Mit seinem Erscheinen im Salon wurde es still, es war unglaublich welche Ausstrahlung und welche Präsenz er versprühte, Otto v. Habsburg war einfach Geschichte zum Anfassen geworden – eine lebende Legende – und dabei sehr war er trotz seines hohen Alters noch immer ein sehr agiler Mensch. Nach einem Unfall, bei dem er von der Treppe fiel, sagte er danach scherzhaft: „Alte Menschen sind wie Fahrräder, wenn man nicht tritt fällt man um!“
Nach dem Wechsel aus dem Salon in den größeren Festsaal gab es die erste Begegnung der SGA-Obleute mit Otto und danach gab Otto von Habsburg eine Autogrammstunde in der er das anlässlich für dieses Ereignis erschienene Buch „Unser Erzhorzog Kaiser und König Karl I. von Österreich“ signierte, welches über die Zeit seines Vaters Kaiser Karls in Brandeis Auskunft gibt.

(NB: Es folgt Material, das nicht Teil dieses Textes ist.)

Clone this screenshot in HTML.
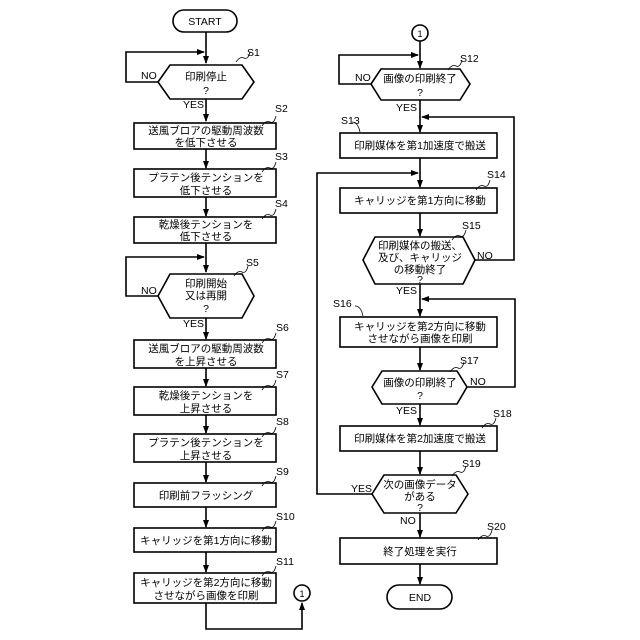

Und ich kann mich noch gut daran erinnern, als Otto zu mir sagte:
„Danke das Sie gekommen sind!“
Die Zeit verging und wir waren alle zum Essen gegangen, als wir alle in gemütlicher Feierlaune im Restaurant saßen, kam plötzlich einer der Dragoner in den Speisesaal und rief dass der Erzherzog das Schloss verlassen werde.
Für uns alle war dies mehr als nur ein Hinweis. Es war ein Befehl!
Wie von einem Bienenschwarm gestochen liefen gut 20 Dragoner und wir in den Vorraum und warteten an der Treppe auf das Erscheinen des Erzherzogs.
Man sah einen Stock der nach der nächsten Stufe bergab suchte und gleich einen Moment danach stand Otto auf der Treppe und musterte uns mit seinen Blicken.
Es war wieder mucksmäuschen still geworden, man hätte wieder eine Stecknadel fallen hören können.
Auf meinen Lippen und auf vielen anderen Lippen formte sich das „Gott erhalte“, aber wir alle konnten nicht zum singen anfangen, zu groß war der Respekt, doch glaubte ich das Otto genau auf so etwas gewartet hatte.
Michael Islinger der den Dragoner vorstand, ging zu Otto reichte ihm die Hand und und brach das Schweigen mit den Worten „Gott erhalte, kaiserliche Hoheit!“.
Otto lachte und erwiderte den Gruß, er sah uns noch einmal alle an und verschwand in dem schwarzen Mercedes Kombi der ihn zurück nach Pöcking brachte.
Ich sagte danach zu Michael Vereno salopp: „Wenn wir jetzt gsungen hätten, hätt der Alte grerrt!“
Michael war von der Aussage schockiert, doch heute weinen wir!